Only the lines from the start of the material through the line containing "colors = ['#0072BD', '#808080', '#D95319', '#77AC30']" are to be extracted, exactly as they appear.

--- MATERIAL ---
···
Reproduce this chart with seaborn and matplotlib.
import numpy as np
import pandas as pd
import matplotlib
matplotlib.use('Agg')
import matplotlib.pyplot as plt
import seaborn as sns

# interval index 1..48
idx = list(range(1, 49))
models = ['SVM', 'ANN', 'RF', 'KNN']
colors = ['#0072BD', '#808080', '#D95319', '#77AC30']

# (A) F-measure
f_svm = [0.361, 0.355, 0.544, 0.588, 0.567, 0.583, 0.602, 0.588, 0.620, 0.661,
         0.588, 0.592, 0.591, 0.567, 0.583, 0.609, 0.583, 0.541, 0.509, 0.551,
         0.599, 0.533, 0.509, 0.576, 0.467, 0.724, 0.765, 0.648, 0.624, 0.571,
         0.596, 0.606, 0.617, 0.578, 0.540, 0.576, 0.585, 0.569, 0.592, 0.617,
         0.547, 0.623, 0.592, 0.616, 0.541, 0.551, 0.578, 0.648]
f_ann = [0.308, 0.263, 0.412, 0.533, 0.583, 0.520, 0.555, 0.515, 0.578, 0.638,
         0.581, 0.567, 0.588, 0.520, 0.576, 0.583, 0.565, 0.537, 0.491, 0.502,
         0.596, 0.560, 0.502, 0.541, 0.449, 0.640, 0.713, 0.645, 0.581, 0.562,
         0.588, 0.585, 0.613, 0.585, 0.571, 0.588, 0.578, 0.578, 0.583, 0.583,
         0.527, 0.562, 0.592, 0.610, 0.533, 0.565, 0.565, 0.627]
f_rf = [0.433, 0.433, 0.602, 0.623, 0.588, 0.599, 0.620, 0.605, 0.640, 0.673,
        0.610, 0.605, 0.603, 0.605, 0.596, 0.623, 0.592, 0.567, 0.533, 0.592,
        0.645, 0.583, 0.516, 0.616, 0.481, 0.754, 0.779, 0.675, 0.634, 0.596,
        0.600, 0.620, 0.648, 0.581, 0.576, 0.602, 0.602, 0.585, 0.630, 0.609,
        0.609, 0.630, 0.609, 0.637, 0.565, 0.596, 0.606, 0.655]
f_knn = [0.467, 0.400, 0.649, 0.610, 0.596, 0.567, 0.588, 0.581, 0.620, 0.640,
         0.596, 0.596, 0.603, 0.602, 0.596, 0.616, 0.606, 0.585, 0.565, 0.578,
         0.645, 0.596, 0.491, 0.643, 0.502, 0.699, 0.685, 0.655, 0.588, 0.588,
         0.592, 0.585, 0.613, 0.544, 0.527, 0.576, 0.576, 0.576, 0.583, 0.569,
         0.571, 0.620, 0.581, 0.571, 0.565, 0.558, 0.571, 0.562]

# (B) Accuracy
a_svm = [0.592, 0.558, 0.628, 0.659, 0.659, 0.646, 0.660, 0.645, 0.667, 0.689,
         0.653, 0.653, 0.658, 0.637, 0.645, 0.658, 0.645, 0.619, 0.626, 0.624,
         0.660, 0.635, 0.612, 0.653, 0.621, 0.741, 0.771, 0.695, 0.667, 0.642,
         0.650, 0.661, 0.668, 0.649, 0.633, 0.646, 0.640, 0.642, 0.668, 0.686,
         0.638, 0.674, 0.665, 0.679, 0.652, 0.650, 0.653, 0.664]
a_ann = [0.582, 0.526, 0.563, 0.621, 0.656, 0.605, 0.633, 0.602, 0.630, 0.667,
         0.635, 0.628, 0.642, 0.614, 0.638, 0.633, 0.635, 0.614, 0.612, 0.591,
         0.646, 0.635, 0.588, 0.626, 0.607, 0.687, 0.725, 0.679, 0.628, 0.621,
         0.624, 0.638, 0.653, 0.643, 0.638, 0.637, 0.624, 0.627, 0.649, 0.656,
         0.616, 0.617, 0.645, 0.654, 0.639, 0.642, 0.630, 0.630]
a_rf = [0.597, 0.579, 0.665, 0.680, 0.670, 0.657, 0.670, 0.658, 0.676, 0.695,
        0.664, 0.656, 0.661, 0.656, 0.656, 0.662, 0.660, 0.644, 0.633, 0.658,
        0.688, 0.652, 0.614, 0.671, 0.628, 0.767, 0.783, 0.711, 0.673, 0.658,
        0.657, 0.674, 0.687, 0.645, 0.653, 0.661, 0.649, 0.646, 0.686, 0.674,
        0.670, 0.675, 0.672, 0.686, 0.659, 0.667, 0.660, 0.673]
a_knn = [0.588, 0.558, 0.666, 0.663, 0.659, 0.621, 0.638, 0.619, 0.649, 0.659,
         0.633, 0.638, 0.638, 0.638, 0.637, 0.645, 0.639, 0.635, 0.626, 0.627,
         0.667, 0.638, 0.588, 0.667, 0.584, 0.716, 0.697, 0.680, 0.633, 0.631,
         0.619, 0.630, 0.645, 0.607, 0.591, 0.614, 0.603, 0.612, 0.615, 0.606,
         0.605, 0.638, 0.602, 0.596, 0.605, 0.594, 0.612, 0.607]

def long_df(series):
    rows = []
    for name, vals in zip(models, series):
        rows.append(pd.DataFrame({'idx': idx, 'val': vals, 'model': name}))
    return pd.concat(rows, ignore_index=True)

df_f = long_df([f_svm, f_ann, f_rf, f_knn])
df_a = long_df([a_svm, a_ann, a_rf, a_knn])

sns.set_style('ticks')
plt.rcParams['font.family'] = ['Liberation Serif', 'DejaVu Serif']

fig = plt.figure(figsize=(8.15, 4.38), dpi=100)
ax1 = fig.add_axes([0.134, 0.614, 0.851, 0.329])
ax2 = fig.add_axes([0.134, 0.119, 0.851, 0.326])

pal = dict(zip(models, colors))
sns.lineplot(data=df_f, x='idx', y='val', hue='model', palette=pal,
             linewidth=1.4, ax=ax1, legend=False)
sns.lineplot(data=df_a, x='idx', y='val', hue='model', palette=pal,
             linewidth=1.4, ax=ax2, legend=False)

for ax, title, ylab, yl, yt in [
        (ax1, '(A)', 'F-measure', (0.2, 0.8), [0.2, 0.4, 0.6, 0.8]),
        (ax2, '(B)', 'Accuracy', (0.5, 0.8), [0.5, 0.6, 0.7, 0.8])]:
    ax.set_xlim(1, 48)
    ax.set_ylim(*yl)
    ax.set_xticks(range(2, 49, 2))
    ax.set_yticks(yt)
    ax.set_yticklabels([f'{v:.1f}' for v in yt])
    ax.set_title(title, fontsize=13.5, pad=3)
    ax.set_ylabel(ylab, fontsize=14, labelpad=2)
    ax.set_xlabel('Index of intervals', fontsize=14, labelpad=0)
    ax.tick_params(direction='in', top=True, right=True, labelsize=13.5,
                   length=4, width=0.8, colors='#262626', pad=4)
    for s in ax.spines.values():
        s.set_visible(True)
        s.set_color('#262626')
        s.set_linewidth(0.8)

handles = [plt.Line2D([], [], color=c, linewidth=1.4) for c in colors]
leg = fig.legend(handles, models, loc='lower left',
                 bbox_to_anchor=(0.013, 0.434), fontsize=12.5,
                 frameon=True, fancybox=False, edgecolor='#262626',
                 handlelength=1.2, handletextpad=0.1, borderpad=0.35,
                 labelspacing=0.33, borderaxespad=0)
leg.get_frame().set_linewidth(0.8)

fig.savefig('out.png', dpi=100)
···
--- SOLUTION ---
Reproduce this chart with seaborn and matplotlib.
import numpy as np
import pandas as pd
import matplotlib
matplotlib.use('Agg')
import matplotlib.pyplot as plt
import seaborn as sns

# interval index 1..48
idx = list(range(1, 49))
models = ['SVM', 'ANN', 'RF', 'KNN']
colors = ['#0072BD', '#808080', '#D95319', '#77AC30']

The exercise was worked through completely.